First off, Caps lock BAD. Very BAD. Don’t do it. Yes, you want attention, but there is good attention and bad attention. Good attention, in this case, is to seem smart and like you’ve done your homework so I’ll want to give you advice. Bad attention is to seem crazy, annoying, helpless, confused and random (which writing in ALL CAPS make you seem). Luckily your comment was so funny and genuine, it outweighed the bad stuff.

And on to your questions:

You mentioned “I WROTE A BOOK”: Really? How long is it exactly? Most books are 50,000 words or more (roughly 200 pages). Of course there are many published books that are shorter, but if all you have are a few pages, as far as a publisher is concerned, you have a short story on your hands, not a novel or a book. But then again, if you can find your local kinkos, you can make a book of any size you’d like. If I were 14 I’d be my own publisher - it’s faster, easier, and probably more fun.

Can publishers steal ideas? This is so unlikely it’s not worth worrying about. Can’t think of a single instance of this actually happening. It’s more likely another writer will “steal” ideas, but that’s unlikely too. Provided you can prove when you wrote what you wrote, it’d be pretty hard for a publisher to get away with it anyway. I bet you a zillion dollars you should be worrying more about finishing your book, and writing well, than about your ideas being taken from you.

Minors and books: There is no law that says a minor can’t write or publish books. There have been plenty of young writers who have had books published (Paolini was a teenager when his first novel was published).

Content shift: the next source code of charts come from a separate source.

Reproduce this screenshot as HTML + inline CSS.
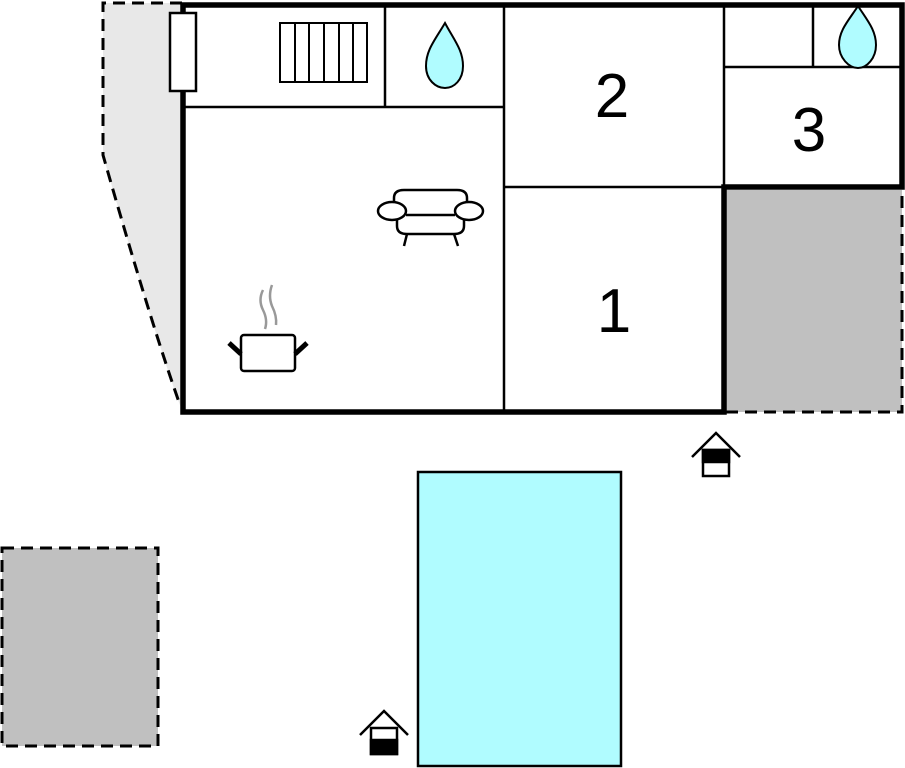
<!DOCTYPE html>
<html><head><style>body{margin:0;background:#fff}svg{display:block}</style></head><body>
<svg width="905" height="768" viewBox="0 0 905 768" xmlns="http://www.w3.org/2000/svg">
<path d="M103,3 L182,3 L182,410 L178,400 Q150,320 103,155 Z" fill="#e8e8e8" stroke="none"/>
<path d="M182,3 L103,3 L103,155 Q150,320 180,405" fill="none" stroke="#000" stroke-width="3" stroke-dasharray="12,7"/>
<rect x="726" y="190" width="176" height="222" fill="#c0c0c0"/>
<path d="M726,412 L902,412 L902,190" fill="none" stroke="#000" stroke-width="3" stroke-dasharray="12,7"/>
<rect x="2" y="548" width="156" height="198" fill="#c0c0c0" stroke="#000" stroke-width="3" stroke-dasharray="12,7"/>
<rect x="418" y="472" width="203" height="294" fill="#b0fcff" stroke="#000" stroke-width="2.5"/>
<g stroke="#000" fill="none">
<g stroke-width="2.5">
<line x1="183" y1="107" x2="504" y2="107"/>
<line x1="385" y1="5" x2="385" y2="107"/>
<line x1="504" y1="5" x2="504" y2="412"/>
<line x1="504" y1="187" x2="724" y2="187"/>
<line x1="724" y1="5" x2="724" y2="187"/>
<line x1="724" y1="67" x2="902" y2="67"/>
<line x1="813" y1="5" x2="813" y2="67"/>
</g>
<path d="M183,5 L902,5 L902,187 L724,187 L724,412 L183,412 Z" stroke-width="5.5"/>
</g>
<rect x="170" y="13" width="26" height="78" fill="#fff" stroke="#000" stroke-width="2.5"/>
<g stroke="#000" stroke-width="2" fill="none">
<rect x="280" y="23" width="87" height="59"/>
<line x1="295" y1="23" x2="295" y2="82"/><line x1="309" y1="23" x2="309" y2="82"/><line x1="324" y1="23" x2="324" y2="82"/><line x1="339" y1="23" x2="339" y2="82"/><line x1="353" y1="23" x2="353" y2="82"/>
</g>
<path d="M445,23 C435,40 426,50 426,66 C426,80 436,88 445,88 C454,88 463,80 463,66 C463,50 454,40 445,23 Z" fill="#b0fcff" stroke="#000" stroke-width="2"/>
<path d="M858,6 C849,20 839,30 839,45 C839,58 849,68 858,68 C867,68 876,58 876,45 C876,30 867,20 858,6 Z" fill="#b0fcff" stroke="#000" stroke-width="2"/>
<g stroke="#000" stroke-width="2.5" fill="#fff">
<path d="M394,208 L394,198 Q394,190 404,190 L457,190 Q467,190 467,198 L467,208"/>
<path d="M397,215 L397,226 Q397,234 407,234 L454,234 Q464,234 464,226 L464,215"/>
<ellipse cx="392" cy="211" rx="14" ry="9"/>
<ellipse cx="469" cy="211" rx="14" ry="9"/>
<line x1="406" y1="215" x2="455" y2="215"/>
<line x1="407" y1="234" x2="404" y2="246"/>
<line x1="454" y1="234" x2="458" y2="246"/>
<rect x="241" y="335" width="54" height="36" rx="3"/>
</g>
<g stroke="#000" stroke-width="5"><line x1="229" y1="343" x2="241" y2="354"/><line x1="307" y1="343" x2="295" y2="354"/></g>
<g stroke="#999" stroke-width="2.5" fill="none"><path d="M263,290 Q258,300 263,310 Q268,320 265,329"/><path d="M272,285 Q268,296 272,306 Q277,316 276,325"/></g>
<g font-family="Liberation Sans, sans-serif" font-size="62" text-anchor="middle" fill="#000">
<text x="612" y="117">2</text><text x="809" y="151">3</text><text x="614" y="332">1</text></g>
<g stroke="#000" stroke-width="2.5" fill="#fff">
<path d="M692,457 L716,433 L740,457" fill="none"/><rect x="703" y="450" width="26" height="26"/><rect x="703" y="450" width="26" height="12" fill="#000"/>
<path d="M360,735 L384,711 L408,735" fill="none"/><rect x="371" y="728" width="26" height="26"/><rect x="371" y="740" width="26" height="14" fill="#000"/>
</g>
</svg>
</body></html>
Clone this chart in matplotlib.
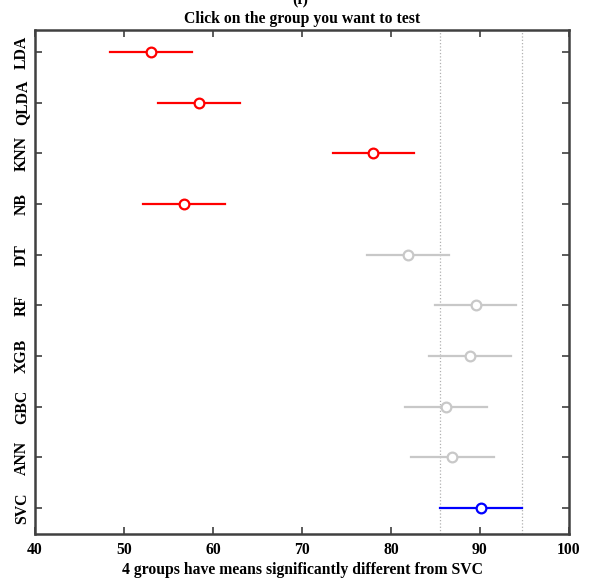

Sequels: I was quite impressed you’ve got your brother working on the sequel before the original is finished. Perhaps you can get your sister or cousin to work on the prequel?

How to get a publisher to notice you: Start by rereading my post. They don’t find you, you have to go and find them. Find publishers that makes the kinds of books you want to write, go to their website, and find their information on submissions. But dont worry about publishers until your book is almost done.